Fave Photo of 2016


Musings / Saturday, December 3rd, 2016

I have traveled to many places over the years with my closest traveling companion, Birdy. Together, we have fought, smiled, laughed our way through narrow streets, wide highways, soaring passes, and plunging crevasses. On each and every journey, I would also have a third companion: Birdy’s camera. Her first camera was called Bozo. I don’t know why we named it so, but I remember us buying it for 1800RMB or Chinese Yuan in 2005 or 2006 in a small city called Xuchang. That was the beginning of my friend’s lifelong affair with a camera. I wasn’t jealous of this new addition to our life. I was merely impatient. My idea of taking a photo was to wave a camera in the general direction of the subject and hope that light meets lens meets beauty. So, I couldn’t fathom the long minutes that Birdy spent ‘composing’ a shot. “You are missing the moment if you keep hiding your eyes behind a camera lens. You are not there,” I would rant.

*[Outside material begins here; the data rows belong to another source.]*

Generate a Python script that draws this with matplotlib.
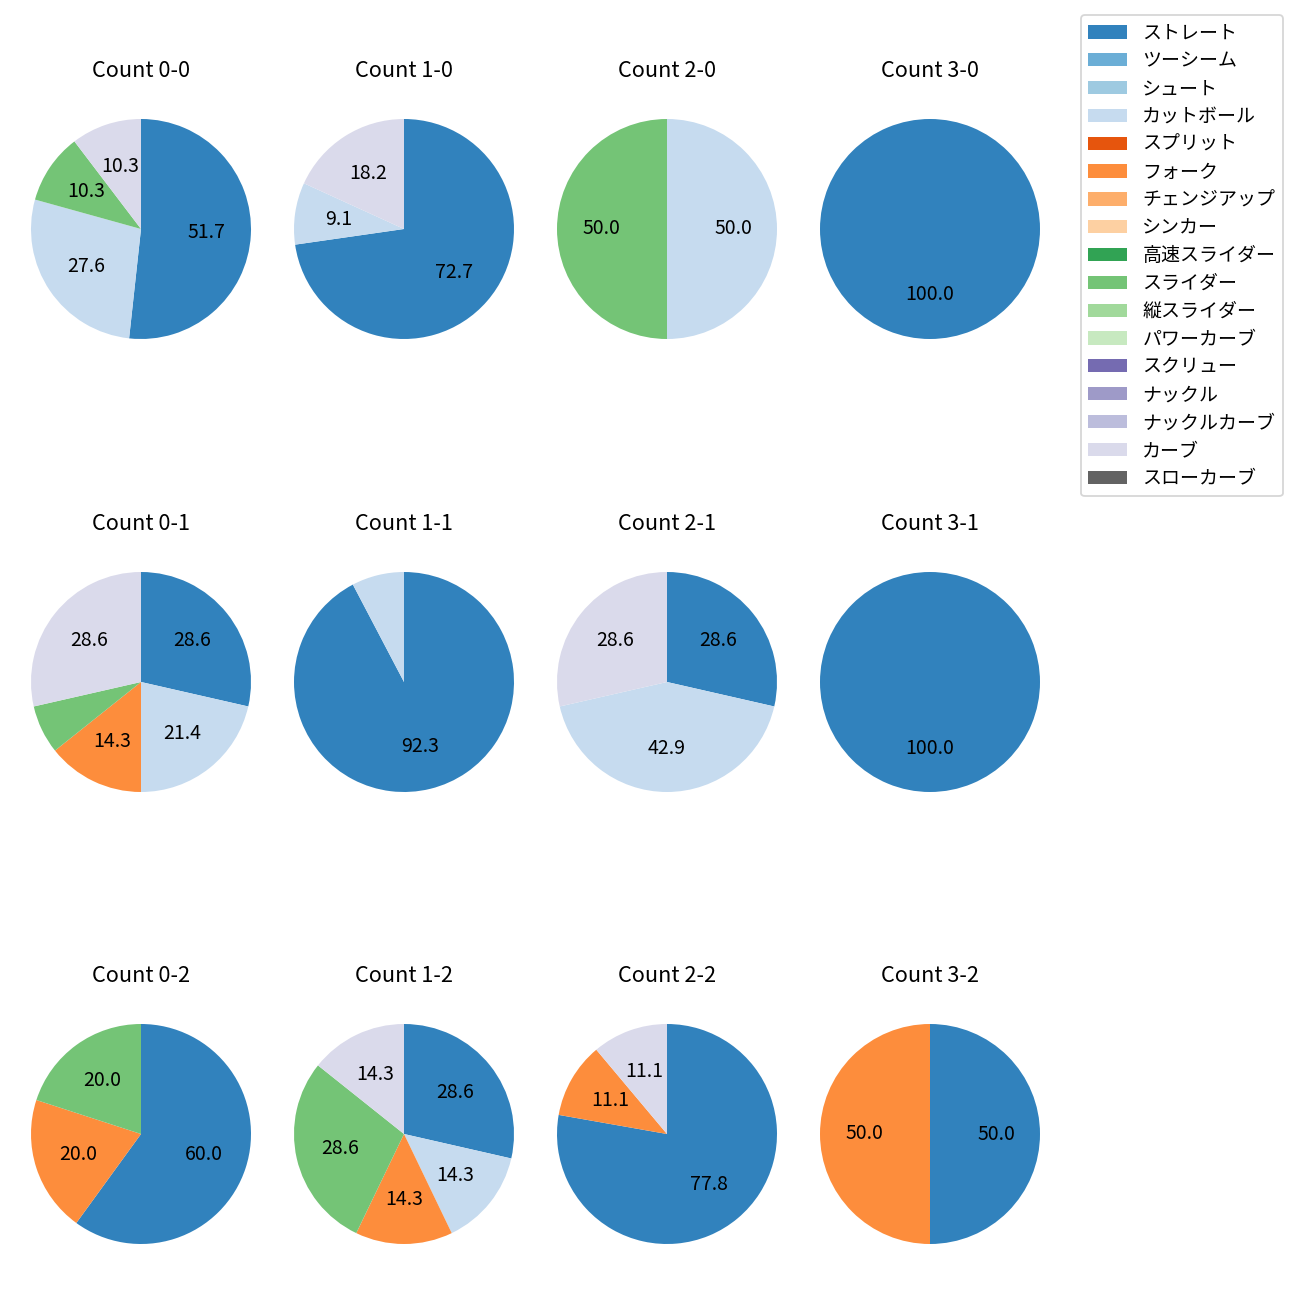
import matplotlib
matplotlib.use("Agg")
import matplotlib.pyplot as plt
from matplotlib.patches import Patch

plt.rcParams['font.family'] = ['Noto Sans CJK JP', 'DejaVu Sans']

pitch_types = ['ストレート', 'ツーシーム', 'シュート', 'カットボール', 'スプリット', 'フォーク',
               'チェンジアップ', 'シンカー', '高速スライダー', 'スライダー', '縦スライダー',
               'パワーカーブ', 'スクリュー', 'ナックル', 'ナックルカーブ', 'カーブ', 'スローカーブ']

count_labels = ['0-0', '1-0', '2-0', '3-0',
                '0-1', '1-1', '2-1', '3-1',
                '0-2', '1-2', '2-2', '3-2']

# pitch counts per ball-strike count, in pitch_types order
c_0_0 = [15, 0, 0, 8, 0, 0, 0, 0, 0, 3, 0, 0, 0, 0, 0, 3, 0]
c_1_0 = [8, 0, 0, 1, 0, 0, 0, 0, 0, 0, 0, 0, 0, 0, 0, 2, 0]
c_2_0 = [0, 0, 0, 1, 0, 0, 0, 0, 0, 1, 0, 0, 0, 0, 0, 0, 0]
c_3_0 = [1, 0, 0, 0, 0, 0, 0, 0, 0, 0, 0, 0, 0, 0, 0, 0, 0]
c_0_1 = [4, 0, 0, 3, 0, 2, 0, 0, 0, 1, 0, 0, 0, 0, 0, 4, 0]
c_1_1 = [12, 0, 0, 1, 0, 0, 0, 0, 0, 0, 0, 0, 0, 0, 0, 0, 0]
c_2_1 = [2, 0, 0, 3, 0, 0, 0, 0, 0, 0, 0, 0, 0, 0, 0, 2, 0]
c_3_1 = [1, 0, 0, 0, 0, 0, 0, 0, 0, 0, 0, 0, 0, 0, 0, 0, 0]
c_0_2 = [3, 0, 0, 0, 0, 1, 0, 0, 0, 1, 0, 0, 0, 0, 0, 0, 0]
c_1_2 = [2, 0, 0, 1, 0, 1, 0, 0, 0, 2, 0, 0, 0, 0, 0, 1, 0]
c_2_2 = [7, 0, 0, 0, 0, 1, 0, 0, 0, 0, 0, 0, 0, 0, 0, 1, 0]
c_3_2 = [1, 0, 0, 0, 0, 1, 0, 0, 0, 0, 0, 0, 0, 0, 0, 0, 0]

all_counts = [c_0_0, c_1_0, c_2_0, c_3_0, c_0_1, c_1_1, c_2_1, c_3_1,
              c_0_2, c_1_2, c_2_2, c_3_2]

cmap = plt.get_cmap('tab20c')
colors = [cmap(i) for i in range(len(pitch_types))]

W = H = 1300
fig = plt.figure(figsize=(10, 10), dpi=130)

col_centers = [141, 404, 667, 930]
row_centers = [229, 682, 1134]
S = 275

def autopct(p):
    return f'{p:.1f}' if p > 8 else ''

for idx, (lab, vals) in enumerate(zip(count_labels, all_counts)):
    r, c = divmod(idx, 4)
    cx, cy = col_centers[c], row_centers[r]
    ax = fig.add_axes([(cx - S / 2) / W, 1 - (cy + S / 2) / H, S / W, S / H])
    v = [x for x in vals if x > 0]
    cols = [colors[i] for i, x in enumerate(vals) if x > 0]
    ax.pie(v, colors=cols, startangle=90, counterclock=False,
           autopct=autopct, textprops={'fontsize': 10.8})
    ax.set_title(f'Count {lab}', fontsize=12, pad=8.2)

handles = [Patch(facecolor=colors[i], label=pitch_types[i]) for i in range(len(pitch_types))]
fig.legend(handles=handles, loc='upper right', bbox_to_anchor=(1283 / W, 1 - 15 / H),
           borderaxespad=0, fontsize=10.5, labelspacing=0.36, handlelength=2.05)

fig.savefig('out.png', dpi=130)
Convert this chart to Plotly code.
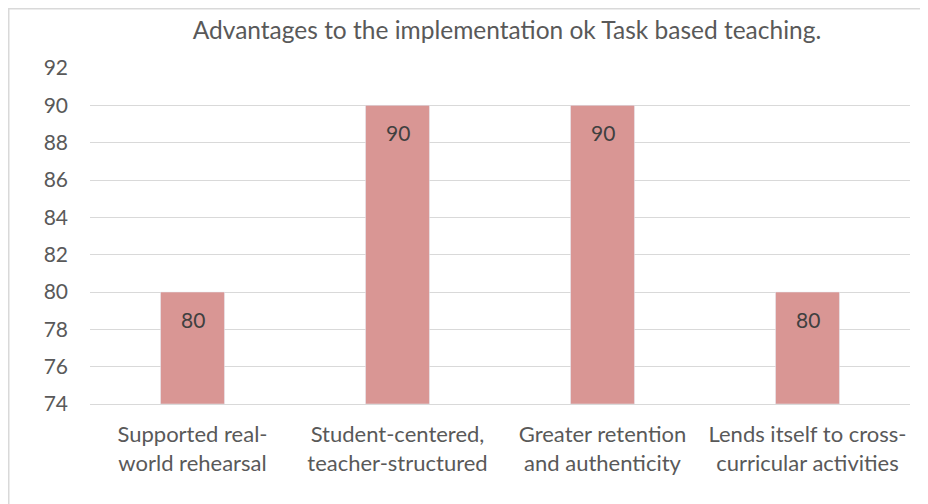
import plotly.graph_objects as go

categories = [
    "Supported real-<br>world rehearsal",
    "Student-centered,<br>teacher-structured",
    "Greater retention<br>and authenticity",
    "Lends itself to cross-<br>curricular activities",
]
values = [80, 90, 90, 80]
y_ticks = [74, 76, 78, 80, 82, 84, 86, 88, 90, 92]
y_min, y_max = 74, 92
title_text = "Advantages to the implementation ok Task based teaching."

FONT = "Lato"
TEXT = "#595959"
GRID = "#D9D9D9"
BAR = "#D99694"

# page offset of the figure div (body margin)
OFF = 8
W, H = 928, 504
ML, MR, MT, MB = 90 - OFF, W - (910 - OFF), 68 - OFF, H - (404 - OFF)

fig = go.Figure()
fig.add_trace(go.Bar(
    x=categories, y=[v - y_min for v in values], base=y_min,
    marker_color=BAR, width=0.312, hoverinfo="skip",
))

for c, v in zip(categories, values):
    fig.add_annotation(x=c, y=v, text=str(v), showarrow=False,
                       yanchor="middle", yshift=-27,
                       font=dict(family=FONT, size=21, color="#404040"))

fig.update_layout(
    width=W, height=H,
    margin=dict(l=ML, r=MR, t=MT, b=MB),
    paper_bgcolor="white", plot_bgcolor="white",
    showlegend=False,
    title=dict(text=title_text, x=(507 - OFF) / W, xref="container", xanchor="center",
               y=1 - (30 - OFF) / H, yref="container", yanchor="middle",
               font=dict(family=FONT, size=24.5, color=TEXT)),
    font=dict(family=FONT, size=21, color=TEXT),
)
fig.update_yaxes(range=[y_min, y_max], tickvals=y_ticks, showgrid=True, gridcolor=GRID,
                 gridwidth=1, zeroline=False, showline=False, ticks="",
                 ticklabelstandoff=21, tickfont=dict(size=21), fixedrange=True)
fig.update_xaxes(showline=True, linecolor=GRID, linewidth=1, ticks="",
                 ticklabelstandoff=11, tickfont=dict(size=22), showgrid=False,
                 fixedrange=True)

# chart-area border (extends past the window on right and bottom)
pw, ph = W - ML - MR, H - MT - MB
fig.add_shape(type="rect", xref="paper", yref="paper",
              x0=(0.75 - ML) / pw, x1=(W + 40 - ML) / pw,
              y0=-(H + 40 - (H - MB)) / ph, y1=(H - MB - 0.75) / ph,
              line=dict(color=GRID, width=1.5), fillcolor="rgba(0,0,0,0)", layer="below")

fig.write_html("out.html")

After many a fight, we developed a simple system. I would wave my camera and then walk away to the next thing I wanted to see. Birdy would follow whenever she finished. This was a system that worked very well until the day I was curious enough to curb my impatience. I waited while Birdy took the photo. She was visibly nervous at making me wait. I smiled then, thinking of what a grouch I am, and told her to relax. Frame. Capture. Click. “Let me see,” I said, and this old friend of mine shyly showed me the picture. I looked at the photo and then at the scene in front of me. The landscape was still the same, but something had changed. What had changed was that some of that beauty was now transformed through another’s eyes. What we see through the eyes of others need not be our prisons. It can be the window to seeing differently. That’s when it came to me.

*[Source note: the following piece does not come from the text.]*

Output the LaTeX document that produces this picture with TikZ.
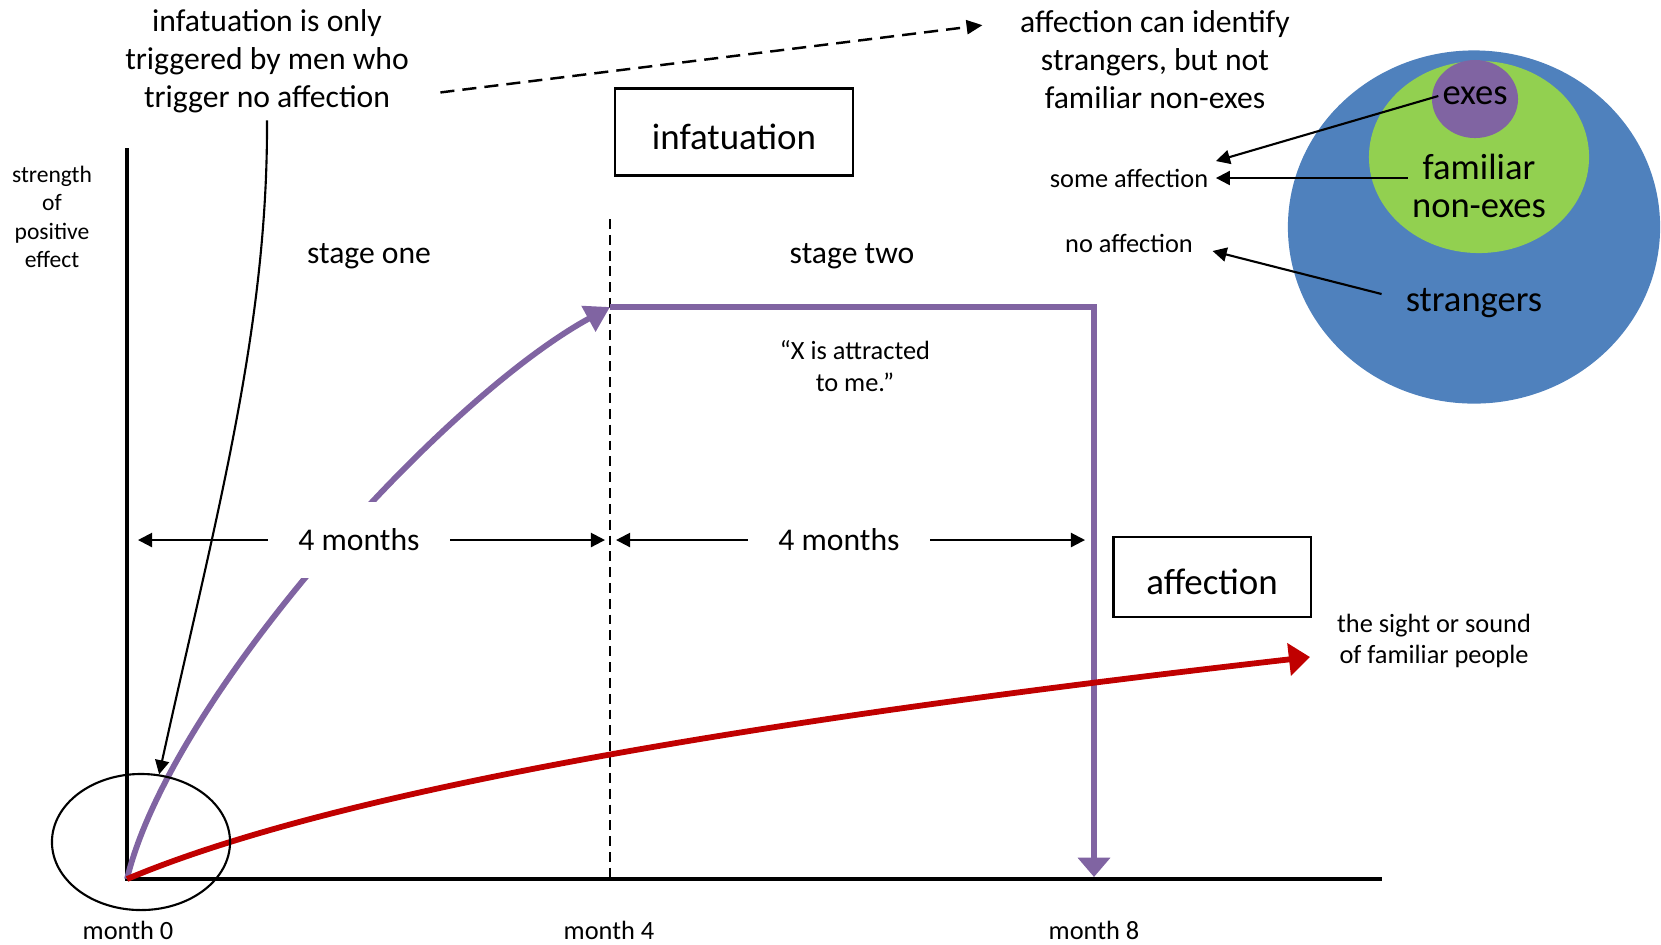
\documentclass[tikz,border=0pt]{standalone}
\usepackage{fontspec}
\setmainfont{Carlito}
\usepackage{tikz}
\usetikzlibrary{arrows.meta,positioning,shapes.geometric,calc}
\definecolor{infcol}{HTML}{8064A2}
\definecolor{affcol}{HTML}{C00000}
\definecolor{setblue}{HTML}{4F81BD}
\definecolor{setgreen}{HTML}{92D050}
\tikzset{
  lg/note/.style={align=center, inner sep=2pt, font=\fontsize{9}{10.8}\selectfont},
  lg/small/.style={align=center, inner sep=2pt, font=\fontsize{7.5}{9}\selectfont},
  lg/tiny/.style={align=center, inner sep=1pt, font=\fontsize{6.7}{8.1}\selectfont},
  lg/phase/.style={draw, line width=0.6pt, align=center, text height=10pt, text depth=0pt, font=\fontsize{10.5}{12.6}\selectfont},
  lg/set/.style={ellipse, inner sep=0pt},
  lg/setlabel/.style={align=center, inner sep=1pt, font=\fontsize{10.4}{10.6}\selectfont},
  lg/span/.style={fill=white, inner xsep=8.5pt, minimum height=7.6mm, font=\fontsize{9}{10.8}\selectfont},
  lg/axis/.style={line width=1pt},
  lg/arrow/.style={line width=0.6pt, -{Triangle[length=4pt,width=4pt]}},
  lg/guide/.style={line width=0.6pt, dash pattern=on 2.8pt off 1.7pt},
  lg/link/.style={line width=0.7pt, dash pattern=on 4pt off 2.3pt, -{Triangle[length=4.5pt,width=4pt]}},
  lg/infat/.style={infcol, line width=1.65pt},
  lg/affec/.style={affcol, line width=1.65pt, -{Triangle[length=6pt,width=9pt]}}
}

\begin{document}
\begin{tikzpicture}[x=0.01cm, y=-0.01cm]
  \useasboundingbox (0,0) rectangle (1661,944);

  % sets of men
  \node[lg/set, fill=setblue, minimum width=3.72cm, minimum height=3.53cm] (strangerset) at (1474,227) {};
  \node[lg/set, fill=setgreen, minimum width=2.20cm, minimum height=1.92cm] (familiarset) at (1479,157) {};
  \node[lg/set, fill=infcol, minimum width=0.86cm, minimum height=0.78cm] (exset) at (1475,99) {};
  \node[lg/setlabel] (exes) at (1475,96) {exes};
  \node[lg/setlabel] (familiar) at (1479,186) {familiar\\non-exes};
  \node[lg/setlabel] (strangers) at (1474,303) {strangers};

  \node[lg/small] (someaff) at (1129,178) {some affection};
  \node[lg/small] (noaff) at (1129,243) {no affection};
  \draw[lg/arrow] (exes.west) -- (someaff.north east);
  \draw[lg/arrow] (familiar.west |- someaff.east) -- (someaff.east);
  \draw[lg/arrow] ([shift={(-20,-9)}]strangers.west) -- ([shift={(12,8)}]noaff.east);

  % notes at the top
  \node[lg/note] (infnote) at (267,61) {infatuation is only\\triggered by men who\\trigger no affection};
  \node[lg/note] (affnote) at (1155,60) {affection can identify\\strangers, but not\\familiar non-exes};
  \draw[lg/link] ([shift={(24,-28)}]infnote.south east) -- ([shift={(-30,22)}]affnote.north west);

  % axes
  \coordinate (ytop) at (127,148);
  \coordinate (o) at (127,879);
  \coordinate (xend) at (1382,879);
  \draw[lg/axis] (ytop) -- (o) -- (xend);
  \node[lg/tiny] (ylabel) at (52,217) {strength\\of\\positive\\effect};
  \node[lg/small] (m0) at (128,930) {month 0};
  \node[lg/small] (m4) at (609,930) {month 4};
  \node[lg/small] (m8) at (1094,930) {month 8};

  \coordinate (m4top) at (610,219);
  \draw[lg/guide] (m4top) -- (m4top |- o);

  \node[lg/phase, minimum width=2.38cm, minimum height=0.87cm] (infbox) at (734,132) {infatuation};
  \node[lg/phase, minimum width=1.97cm, minimum height=0.80cm] (affbox) at (1212,577) {affection};
  \node[lg/note] (stage1) at (369,256) {stage one};
  \node[lg/note] (stage2) at (852,256) {stage two};
  \node[lg/small] (quote) at (855,366) {“X is attracted\\to me.”};

  % infatuation
  \coordinate (peak) at (610,307);
  \coordinate (drop) at (1094,307);
  \coordinate (end8) at (1094,877);
  \draw[lg/infat, -{Triangle[length=7pt,width=8pt]}] (o) .. controls (170,700) and (440,400) .. (peak);
  \draw[lg/infat, -{Triangle[length=5.5pt,width=9pt]}] (peak) -- (drop) -- (end8);

  % affection
  \coordinate (redend) at (1310,657);
  \draw[lg/affec] (o) .. controls (350,785) and (800,715) .. (redend);
  \node[lg/small] (sight) at (1434,641) {the sight or sound\\of familiar people};

  % durations
  \node[lg/span] (span1) at (359,540) {4 months};
  \node[lg/span] (span2) at (839,540) {4 months};
  \coordinate (s1l) at (138,540);
  \coordinate (s1r) at (605,540);
  \coordinate (s2l) at (616,540);
  \coordinate (s2r) at (1085,540);
  \draw[lg/arrow] (span1.west) -- (s1l);
  \draw[lg/arrow] (span1.east) -- (s1r);
  \draw[lg/arrow] (span2.west) -- (s2l);
  \draw[lg/arrow] (span2.east) -- (s2r);

  \node[draw, ellipse, line width=0.6pt, minimum width=1.78cm, minimum height=1.36cm] (zero) at (141,842) {};
  \draw[lg/arrow] (infnote.south) .. controls (268,330) and (215,520) .. (zero.75);
\end{tikzpicture}
\end{document}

“Photography is missing the moment, but capturing eternity.”

I remembered this while looking at the “ponder-prompts” for today. What would be my favorite photo for 2016? It had to be this. It was in Shimoga, at a family gathering. I was wandering in and out of the temple where the prayers were being held. I was, as usual, restless. Despite it being the monsoon, the sun was searing outside. I was wearing a sari after many years.

My father has always been the looker in the family. Rumors abound of him having more than his share of girlfriends when he was in college. Dancers, no less. That day, he is dressed in a striking blue kurta, gifted by my sister. The color stands out amidst the sea of colors floating in the temple. And, he looks irrepressibly cute. I walk over to him and pinch his cheeks, a gesture that is completely foreign to me. He laughs, giggles, clearly pleased with his daughter reaching out to him in a way she never has.

smitha murthy

It’s a moment. It’s there and then it’s gone. Or has it?

Someone was there with a camera. That someone didn’t miss this moment but captured it for my eternity. There it stays, a whispering star in the sky.


How many moments do we have like this in 2016? Where does eternity store them, I wonder?